Issue EGM notice (21 days before the meeting)
Send notice of the EGM to all shareholders at least 21 clear days before the meeting date (shorter notice is permissible with consent of 95% of shareholders entitled to vote). The notice must include the proposed amended objects clause and an explanatory statement under Section 102.
Hold the EGM and pass a special resolution
The special resolution requires at least 75% of the votes cast to be in favour. Postal ballot is permissible instead of a physical EGM. Listed companies must also provide e-voting.
File e-Form MGT-14 within 30 days
File Form MGT-14 on the MCA21 portal within 30 days of passing the special resolution. Attach: certified copy of the special resolution, amended MOA, EGM notice, and explanatory statement.
Receive RoC registration
The Registrar of Companies reviews and registers the alteration. The RoC issues an acknowledgement on the MCA portal. The alteration takes effect from this date.
Filing Details
The form used is e-Form MGT-14 on the MCA21 portal. It must be filed within 30 days of the special resolution. The government fee for MGT-14 is ₹300 for companies with authorised capital up to ₹1 lakh, scaling upward for higher capital.
- ✓Certified true copy of the special resolution
- ✓Amended MOA (the full MOA with the new objects clause incorporated)
- ✓Copy of EGM notice sent to shareholders
- ✓Explanatory statement under Section 102 of the Companies Act 2013
- ✓DSC of the authorised director (Class 3)
- ✓MGT-14 filed on MCA21 within 30 days of the resolution date
Timeline
21 days
EGM notice period
Minimum clear days before EGM
30 days
MGT-14 filing window
From date of special resolution
3–4 weeks
Total timeline
EGM to RoC acknowledgement
Effect of the Alteration
The altered objects clause takes effect from the date the RoC registers the MGT-14 filing - not from the date of the special resolution.

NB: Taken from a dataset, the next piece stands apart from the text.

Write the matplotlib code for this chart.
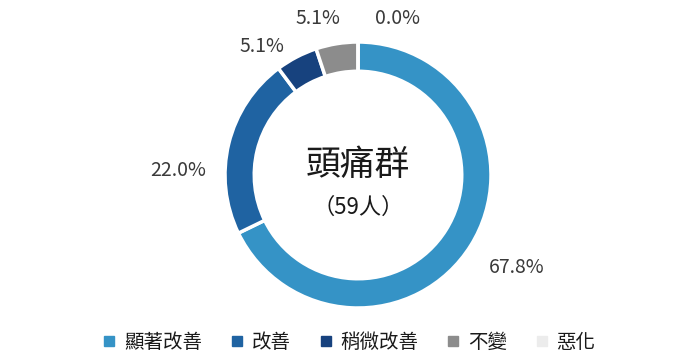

Contracts signed before the alteration remain valid. Once the new object is registered, the ultra vires doctrine no longer applies to activities carried on under that object.
Change of registered state is different
If you are changing Clause 2 (the registered office clause - i.e., moving the company from one state to another), a special resolution alone is not sufficient. That change requires NCLT approval in addition to the special resolution. The NCLT process typically takes 2 to 4 months.